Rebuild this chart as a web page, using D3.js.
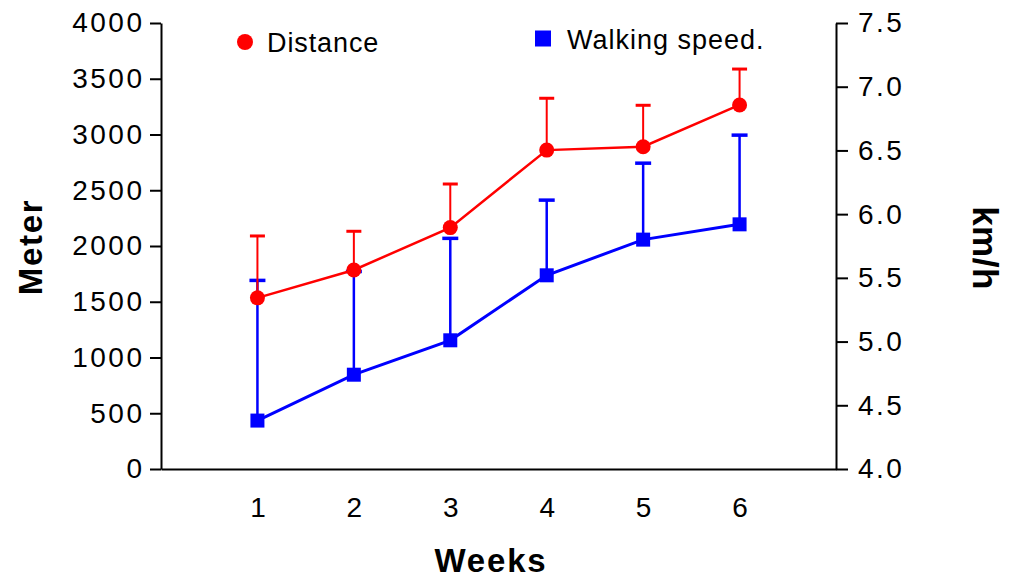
<!DOCTYPE html>
<html>
<head>
<meta charset="utf-8">
<script src="https://cdn.jsdelivr.net/npm/d3@7"></script>
<style>
  html, body { margin: 0; padding: 0; background: #fff; }
  svg { display: block; font-family: "Liberation Sans", Arial, Helvetica, sans-serif; }
</style>
</head>
<body>
<svg id="chart" width="1017" height="580"></svg>
<script>
// Weekly walking test results: mean distance (m) and walking speed (km/h), with upper SD bars
const weeks = [1, 2, 3, 4, 5, 6];
const distance = [1535, 1785, 2165, 2860, 2890, 3265];
const distanceSD = [555, 347, 391, 465, 372, 322];
const speed = [4.38, 4.74, 5.01, 5.52, 5.80, 5.92];
const speedSD = [1.10, 0.81, 0.80, 0.59, 0.60, 0.70];
const distanceTicks = [0, 500, 1000, 1500, 2000, 2500, 3000, 3500, 4000];
const speedTicks = [4.0, 4.5, 5.0, 5.5, 6.0, 6.5, 7.0, 7.5];

const RED = "#ff0000";
const BLUE = "#0000ff";

const svg = d3.select("#chart");
const plotLeft = 161, plotRight = 836, plotTop = 23, plotBottom = 469;

const x = d3.scaleLinear().domain([0, 7]).range([plotLeft, plotRight]);
const yDist = d3.scaleLinear().domain([0, 4000]).range([plotBottom, plotTop]);
const ySpeed = d3.scaleLinear().domain([4, 7.5]).range([plotBottom, plotTop]);

// Axes
const axisLeft = d3.axisLeft(yDist).tickValues(distanceTicks).tickSize(11).tickSizeOuter(0).tickPadding(5.5)
  .tickFormat(d3.format("d"));
const axisRight = d3.axisRight(ySpeed).tickValues(speedTicks).tickSize(12).tickSizeOuter(0).tickPadding(10)
  .tickFormat(d3.format(".1f"));
const axisBottom = d3.axisBottom(x).tickValues(weeks).tickSize(0).tickSizeOuter(0).tickPadding(28)
  .tickFormat(d3.format("d"));

function styleAxis(g, spacing) {
  g.selectAll("path, line").attr("stroke", "#000").attr("stroke-width", 2);
  g.selectAll("text").attr("fill", "#000").style("font-size", "28px")
    .style("letter-spacing", spacing + "px");
  g.attr("font-family", null).attr("font-size", null);
}

svg.append("g").attr("transform", `translate(0,${plotBottom})`).call(axisBottom).call(g => styleAxis(g, 0));
svg.append("g").attr("transform", `translate(${plotLeft},0)`).call(axisLeft).call(g => styleAxis(g, 2.5));
svg.append("g").attr("transform", `translate(${plotRight},0)`).call(axisRight).call(g => styleAxis(g, 2.5));

// Axis titles
svg.append("text").attr("transform", "translate(42,247) rotate(-90)")
  .attr("text-anchor", "middle").style("font-size", "33px").style("font-weight", "bold")
  .style("letter-spacing", "1.7px").text("Meter");
svg.append("text").attr("transform", "translate(973,248) rotate(90)")
  .attr("text-anchor", "middle").style("font-size", "35px").style("font-weight", "bold")
  .style("letter-spacing", "0.5px").text("km/h");
svg.append("text").attr("x", 491).attr("y", 572)
  .attr("text-anchor", "middle").style("font-size", "33px").style("font-weight", "bold")
  .style("letter-spacing", "1.8px").text("Weeks");

// Series drawing helper: upper error bars, caps and connecting line
function drawSeries(values, sd, y, color, capHalf, barWidth) {
  const g = svg.append("g");
  const bars = g.selectAll("g.err").data(weeks).join("g").attr("class", "err");
  bars.append("line")
    .attr("x1", (d) => x(d)).attr("x2", (d) => x(d))
    .attr("y1", (d, i) => y(values[i])).attr("y2", (d, i) => y(values[i] + sd[i]))
    .attr("stroke", color).attr("stroke-width", barWidth);
  bars.append("line")
    .attr("x1", (d) => x(d) - capHalf).attr("x2", (d) => x(d) + capHalf)
    .attr("y1", (d, i) => y(values[i] + sd[i])).attr("y2", (d, i) => y(values[i] + sd[i]))
    .attr("stroke", color).attr("stroke-width", barWidth + 1);
  const line = d3.line().x((d) => x(d)).y((d, i) => y(values[i]));
  g.append("path").datum(weeks).attr("d", line)
    .attr("fill", "none").attr("stroke", color).attr("stroke-width", barWidth + 0.5);
  return g;
}

// Walking speed (right axis)
const gSpeed = drawSeries(speed, speedSD, ySpeed, BLUE, 8, 2.5);
gSpeed.selectAll("rect.pt").data(weeks).join("rect").attr("class", "pt")
  .attr("x", (d) => x(d) - 7).attr("y", (d, i) => ySpeed(speed[i]) - 7)
  .attr("width", 14).attr("height", 14).attr("fill", BLUE);

// Distance (left axis)
const gDist = drawSeries(distance, distanceSD, yDist, RED, 7.5, 2);
gDist.selectAll("circle.pt").data(weeks).join("circle").attr("class", "pt")
  .attr("cx", (d) => x(d)).attr("cy", (d, i) => yDist(distance[i]))
  .attr("r", 7.5).attr("fill", RED);

// Legend
const legend = svg.append("g");
legend.append("circle").attr("cx", 245).attr("cy", 42).attr("r", 8).attr("fill", RED);
legend.append("text").attr("x", 267).attr("y", 52).style("font-size", "27px")
  .style("letter-spacing", "0.9px").text("Distance");
legend.append("rect").attr("x", 535).attr("y", 30.5).attr("width", 16).attr("height", 16).attr("fill", BLUE);
legend.append("text").attr("x", 567).attr("y", 48.5).style("font-size", "27px")
  .style("letter-spacing", "1px").text("Walking speed.");
</script>
</body>
</html>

What you are asked to do - Review the material and copy each line in which the word "chart" appears.

Written solution -
Rebuild this chart as a web page, using D3.js.
<svg id="chart" width="1017" height="580"></svg>
const svg = d3.select("#chart");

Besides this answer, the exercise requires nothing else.